An Effort to Raise the Minimum Wage in a Mostly Blue Collar Community

The state of Washington has the highest minimum wage in the country at $9.19 an hour, and voters in a small city south of Seattle named SeaTac may soon push it up to $15 an hour if voters pass a referendum known as Proposition 1. Many of the people who live in SeaTac work at Seattle-Tacoma International Airport and its nearby hotels earning an estimated $11 an hour for airline related jobs (in comparison, the minimum wage at San Francisco International Airport is $12.93 an hour), and if the proposition passes, it would double the federal minimum wage of $7.25. The editorial board at the New York Times writes:

All of which makes $15 an hour sound too high.
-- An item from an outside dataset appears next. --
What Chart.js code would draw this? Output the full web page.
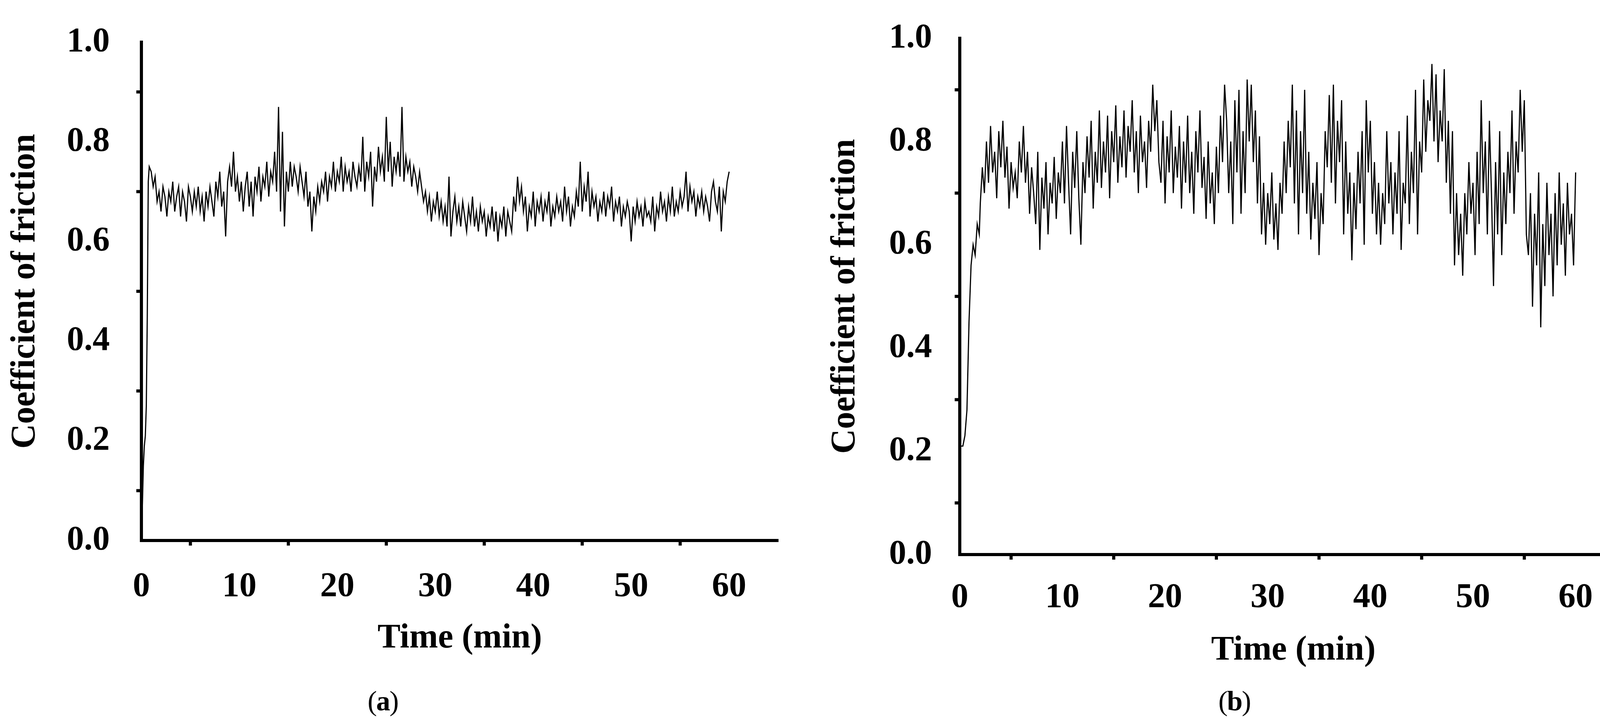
<!DOCTYPE html>
<html><head><meta charset="utf-8">
<script src="https://cdn.jsdelivr.net/npm/chart.js@4"></script>
<style>body{margin:0;background:#fff;width:4186px;height:1859px;overflow:hidden;position:relative}
canvas{position:absolute;top:0}</style></head>
<body>
<canvas id="ca" width="2093" height="1859" style="left:0"></canvas>
<canvas id="cb" width="2093" height="1859" style="left:2093px"></canvas>
<script>
// ---- data ----
const yTicks = [0.0, 0.2, 0.4, 0.6, 0.8, 1.0];
const xTicks = [0, 10, 20, 30, 40, 50, 60];
const STEP = 0.2;
// (a) start-up part
const headTimeA = [0, 0.1, 0.2, 0.3, 0.4, 0.5, 0.6, 0.7, 0.8];
const headCofA  = [0.20, 0.07, 0.15, 0.19, 0.21, 0.27, 0.45, 0.72, 0.75];
const bodyStartA = 1.0;
const bodyCofA = [
0.74,0.71,0.73,0.68,0.70,0.66,0.71,0.69,0.65,0.70,0.68,0.72,0.66,0.69,0.71,0.65,0.70,0.68,0.64,0.71,0.69,0.66,0.70,0.67,0.71,
0.66,0.69,0.64,0.70,0.67,0.71,0.68,0.65,0.72,0.69,0.74,0.67,0.70,0.61,0.72,0.75,0.71,0.78,0.70,0.73,0.68,0.72,0.66,0.71,0.74,
0.67,0.72,0.65,0.73,0.70,0.75,0.68,0.73,0.71,0.76,0.69,0.74,0.72,0.78,0.70,0.87,0.66,0.82,0.63,0.74,0.70,0.76,0.71,0.75,0.73,
0.70,0.75,0.72,0.69,0.74,0.67,0.70,0.62,0.69,0.66,0.71,0.68,0.72,0.70,0.74,0.68,0.73,0.71,0.76,0.70,0.74,0.72,0.77,0.70,0.75,
0.72,0.74,0.70,0.76,0.73,0.71,0.75,0.72,0.81,0.70,0.76,0.73,0.78,0.67,0.75,0.72,0.79,0.74,0.77,0.72,0.85,0.74,0.80,0.71,0.77,
0.74,0.78,0.73,0.87,0.72,0.77,0.74,0.76,0.71,0.75,0.73,0.70,0.74,0.71,0.68,0.70,0.66,0.69,0.64,0.68,0.66,0.70,0.65,0.68,0.64,
0.67,0.63,0.73,0.61,0.66,0.69,0.64,0.67,0.63,0.68,0.65,0.62,0.67,0.64,0.69,0.63,0.66,0.62,0.67,0.64,0.66,0.61,0.65,0.63,0.67,
0.62,0.66,0.60,0.65,0.63,0.67,0.61,0.66,0.64,0.62,0.69,0.66,0.73,0.68,0.71,0.66,0.69,0.62,0.67,0.65,0.70,0.63,0.68,0.66,0.69,
0.64,0.68,0.66,0.70,0.63,0.67,0.65,0.69,0.66,0.68,0.64,0.71,0.66,0.69,0.63,0.67,0.65,0.70,0.67,0.76,0.66,0.71,0.68,0.74,0.65,
0.70,0.67,0.69,0.64,0.68,0.66,0.70,0.65,0.69,0.67,0.71,0.64,0.68,0.66,0.69,0.63,0.67,0.65,0.68,0.66,0.60,0.67,0.64,0.68,0.65,
0.67,0.63,0.68,0.65,0.66,0.64,0.69,0.62,0.67,0.65,0.70,0.66,0.68,0.64,0.69,0.66,0.71,0.65,0.68,0.66,0.70,0.67,0.69,0.74,0.66,
0.71,0.68,0.70,0.65,0.69,0.67,0.70,0.66,0.69,0.67,0.64,0.70,0.72,0.68,0.66,0.71,0.62,0.70,0.68,0.72,0.74];
// (b) start-up part
const headTimeB = [0, 0.3, 0.5, 0.7, 0.9, 1.1, 1.3, 1.5, 1.7, 1.9];
const headCofB  = [0.21, 0.21, 0.23, 0.28, 0.45, 0.56, 0.60, 0.58, 0.64, 0.62];
const bodyStartB = 2.0;
const bodyCofB = [
0.68,0.75,0.70,0.80,0.72,0.83,0.74,0.78,0.69,0.82,0.75,0.84,0.73,0.79,0.67,0.76,0.71,0.74,0.69,0.80,0.74,0.83,0.72,0.78,0.66,
0.75,0.70,0.64,0.78,0.59,0.73,0.67,0.76,0.62,0.72,0.68,0.77,0.65,0.74,0.70,0.80,0.68,0.83,0.72,0.62,0.78,0.71,0.82,0.69,0.60,
0.76,0.70,0.81,0.73,0.84,0.67,0.78,0.72,0.86,0.71,0.80,0.74,0.85,0.69,0.82,0.76,0.87,0.72,0.81,0.75,0.86,0.73,0.83,0.78,0.88,
0.74,0.82,0.70,0.85,0.76,0.80,0.71,0.84,0.78,0.91,0.82,0.88,0.76,0.72,0.84,0.68,0.81,0.74,0.86,0.70,0.79,0.73,0.83,0.67,0.80,
0.72,0.85,0.70,0.78,0.66,0.82,0.74,0.86,0.71,0.77,0.65,0.80,0.68,0.74,0.64,0.79,0.70,0.85,0.76,0.91,0.84,0.70,0.80,0.64,0.88,
0.74,0.90,0.66,0.82,0.70,0.92,0.80,0.91,0.76,0.86,0.68,0.81,0.62,0.72,0.60,0.70,0.64,0.74,0.61,0.68,0.59,0.72,0.66,0.80,0.70,
0.84,0.75,0.91,0.68,0.86,0.62,0.82,0.70,0.90,0.66,0.78,0.61,0.72,0.65,0.76,0.58,0.70,0.64,0.82,0.75,0.89,0.72,0.91,0.68,0.84,
0.76,0.88,0.62,0.80,0.66,0.74,0.57,0.72,0.63,0.78,0.68,0.82,0.60,0.88,0.74,0.84,0.66,0.76,0.62,0.72,0.60,0.70,0.64,0.82,0.68,
0.76,0.62,0.74,0.66,0.82,0.59,0.72,0.68,0.85,0.64,0.78,0.70,0.90,0.62,0.80,0.74,0.92,0.78,0.88,0.84,0.95,0.80,0.93,0.76,0.86,
0.80,0.94,0.72,0.84,0.66,0.82,0.56,0.70,0.58,0.66,0.54,0.70,0.62,0.76,0.66,0.72,0.58,0.78,0.64,0.88,0.70,0.80,0.62,0.84,0.70,
0.52,0.76,0.62,0.82,0.58,0.74,0.64,0.78,0.70,0.86,0.66,0.80,0.74,0.90,0.78,0.88,0.62,0.58,0.70,0.48,0.66,0.56,0.74,0.44,0.64,
0.52,0.72,0.58,0.66,0.50,0.70,0.56,0.74,0.60,0.68,0.54,0.72,0.62,0.66,0.56,0.74];

// ---- chart building ----
const FONT = '"Liberation Serif", "Times New Roman", serif';
function points(ht, hv, start, body) {
  const p = ht.map((t, i) => ({x: t, y: hv[i]}));
  body.forEach((v, i) => p.push({x: +(start + i * STEP).toFixed(2), y: v}));
  return p;
}
const minorTicks = {
  id: 'minorTicks',
  afterDraw(chart) {
    const ctx = chart.ctx, xs = chart.scales.x, ys = chart.scales.y;
    ctx.save(); ctx.strokeStyle = '#000'; ctx.lineWidth = 8;
    for (let v = 5; v < 65; v += 10) {
      const px = xs.getPixelForValue(v);
      ctx.beginPath(); ctx.moveTo(px, ys.bottom); ctx.lineTo(px, ys.bottom + 13); ctx.stroke();
    }
    for (let v = 0.1; v < 1; v += 0.2) {
      const py = ys.getPixelForValue(v);
      ctx.beginPath(); ctx.moveTo(xs.left, py); ctx.lineTo(xs.left - 13, py); ctx.stroke();
    }
    ctx.restore();
  }
};
const panelLabel = {
  id: 'panelLabel',
  afterDraw(chart, args, opts) {
    const ctx = chart.ctx;
    ctx.save(); ctx.fillStyle = '#000'; ctx.textAlign = 'center'; ctx.textBaseline = 'middle';
    ctx.font = 'bold 72px ' + FONT;
    const w = ctx.measureText(opts.text.slice(1, 2));
    ctx.fillText(opts.text.slice(1, 2), opts.x, opts.y);
    ctx.font = '72px ' + FONT;
    ctx.fillText('(', opts.x - w.width / 2 - 10, opts.y);
    ctx.fillText(')', opts.x + w.width / 2 + 10, opts.y);
    ctx.restore();
  }
};
function make(id, data, L) {
  new Chart(document.getElementById(id), {
    type: 'line',
    data: {datasets: [{data, borderColor: '#000', borderWidth: 3, pointRadius: 0, tension: 0, fill: false}]},
    plugins: [minorTicks, panelLabel],
    options: {
      responsive: false, animation: false, devicePixelRatio: 1,
      layout: {padding: {top: L.top, right: L.right, left: 0, bottom: L.bottom}},
      plugins: {legend: {display: false}, tooltip: {enabled: false},
        panelLabel: {text: L.label, x: L.labelX, y: 1800}},
      scales: {
        x: {type: 'linear', min: 0, max: 65,
          afterBuildTicks: s => { s.ticks = xTicks.map(v => ({value: v})); },
          afterFit: s => { s.height = L.xh; },
          grid: {display: false, drawTicks: true, tickLength: 26, tickWidth: 8, tickColor: '#000'},
          border: {display: true, color: '#000', width: 8},
          ticks: {color: '#000', padding: L.xpad, font: {family: FONT, size: 88, weight: 'bold'}, maxRotation: 0},
          title: {display: true, text: 'Time (min)', color: '#000', padding: 0, font: {family: FONT, size: 88, weight: 'bold'}}
        },
        y: {min: 0, max: 1,
          afterBuildTicks: s => { s.ticks = yTicks.map(v => ({value: v})); },
          afterFit: s => { s.width = L.yw; },
          grid: {display: false, drawTicks: true, tickLength: 26, tickWidth: 8, tickColor: '#000'},
          border: {display: true, color: '#000', width: 8},
          ticks: {color: '#000', padding: L.ypad, callback: v => v.toFixed(1), font: {family: FONT, size: 88, weight: 'bold'}},
          title: {display: true, text: 'Coefficient of friction', color: '#000', padding: {top: L.tpad, bottom: 0}, font: {family: FONT, size: 88, weight: 'bold'}}
        }
      }
    }
  });
}
make('ca', points(headTimeA, headCofA, bodyStartA, bodyCofA),
  {top: 76, right: 101, bottom: 171, xh: 304, yw: 362, xpad: 40, ypad: 55, tpad: 12, label: '(a)', labelX: 981});
make('cb', points(headTimeB, headCofB, bodyStartB, bodyCofB),
  {top: 54, right: 21, bottom: 140, xh: 299, yw: 364, xpad: 32, ypad: 45, tpad: 18, label: '(b)', labelX: 3161 - 2093});
</script>
</body></html>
Hardly. Over the last half-century, American workers have achieved productivity gains that can easily support a $15-an-hour minimum wage. In fact, if the minimum wage had kept pace over time with the average growth in productivity, it would be about $17 an hour. The problem is that the benefits of that growth have flowed increasingly to profits, shareholders and executives, not workers. The result has been bigger returns to capital, higher executive pay — and widening income inequality.

Efforts by the states and the federal government to raise the minimum wage are an important way to counter that dynamic.

It’ll be interesting to see if the referendum passes at SeaTac, and if so, what kind of difference raising the minimum wage in a mostly blue-collar community makes.